Konuşuyoruz, ama anlaşamıyoruz. Konuşuyoruz, ama anlaşılamıyoruz. O halde anlatımımızda bir sıkıntı var demektir. Y a da anlattıklarımızın toplumda bir karşılığı yoktur. Bir yerlerde bir sıkıntı var....

Konuşuyoruz, ama anlaşamıyoruz. Konuşuyoruz, ama anlaşılamıyoruz. O halde anlatımımızda bir sıkıntı var demektir. Y a da anlattıklarımızın toplumda bir karşılığı yoktur. Bir yerlerde bir sıkıntı var.
“Söz ola kese savaşı Söz ola kestire başı Söz ola ağulu aşı
Yağ ile bal ide bir söz” dizelerinde konuşmanın ne kadar önemli olduğunu çağlar ötesinden haykırdı bize Koca Yunus. Sözün sosyal, siyasi ve iktisadi hayatta, diplomaside çok önemli olduğunu da anlatmaktadır bize bu dizeler. Özellikle devleti yönetenlerin sözlerinin devlet hayatında büyük bir önem arz ettiği yadsınamaz bir hakikattir. Bu realiteden hareketle dünya arenasında sözlerimizin ikna ediciliği ne ölçüdedir? Diplomaside sözlerimizin etkisi sahip olduğumuz gücün etkisi kadardır.

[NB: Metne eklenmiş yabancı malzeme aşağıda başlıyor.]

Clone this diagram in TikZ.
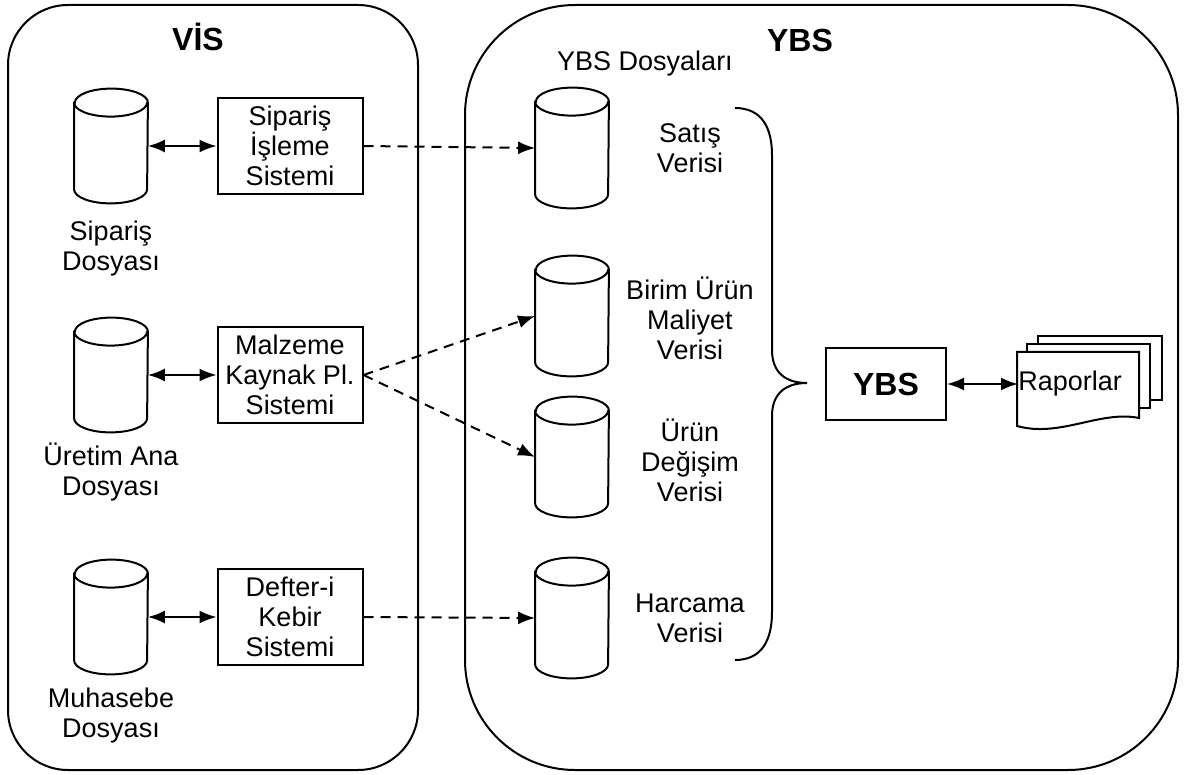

Yani iktisadi ve askeri alanda güçlüyseniz görüşleriniz haksız ve yanlış olsa bile itibar görür. Böylesi bir güce sahipseniz sözleriniz ve anlattıklarınız itibar görür. Eğer gücünüz zayıf veya yetersizse ne kadar güçlü fikirleri savunursanız savunun hiçbir hükmü yoktur. George Soros’un da ifade ettiği gibi “ Uluslararası ilişkiler hukukun değil, gücün ilişkisidir; güç hükmeder ve hukuk hükmedeni meşru kılar.” Maalesef dünya siyaseti ve diplomasisi arenasında var olan gerçek bu. “Dünya beşten büyüktür.” Sözü çok doğru ve  haklı bir tespittir. Bu söze yaşanan gerçekleri görebilenlerin hiçbir surette itiraz,etmesi, benimsememesi, onaylamaması veya karşı çıkması düşünülemez. Yani her aklıselim için çok doğru bir sözdür. Oysa yaşanan gerçeklere bakıldığında ve etkisi dikkate alındığında bu sözün doğruluğunun önemi yoktur. Yaşanan gerçeklere göre dünya “bir”den yani Amerika’dan küçüktür. Çünkü güç onda ve dünyayı Amerika yönetmektedir. Peki, iç siyasette durum nasıl? Bunu açıklanan Eylül ayı enflasyon rakamlarına göre yorumlayalım. Daha iki ay içerisinde doğalgaza, elektriğe, akaryakıta, çaya… yapılan zamlara rağmen enflasyonun tek haneli rakam olarak açıklanması tam manasıyla vatandaşın aklıyla dalga geçmektir. Keşke hakikat, açıklandığı gibi olsa. Bunu bu ilkede yaşayan hangi aklıselim insan istemez? Çünkü düşük enflasyon geçim sıkıntısından bunalan işçimizin, emeklimizin ve tüm çalışanlarımızın rahat bir nefes alması demek. Hayatın çekilmezliğinin, bunalımlarının, tüm sıkıntılarının yavaş yavaş azalmaya başlaması demek. Toplumumuzun hak ettiği rahata ve huzura kavuşması demek. Yarınlara umutla ve güvenle bakması demek. Çocuklarının ve torunlarının geleceğinden umutlu olması demek. Sosyal barış demek… Bunu kim istemez ki? Ama gerçek bu değil, tekrarlıyorum: Keşke…           Söz, doğru ve ikna edici olmalı!” Güneş balçıkla sıvanmaz.”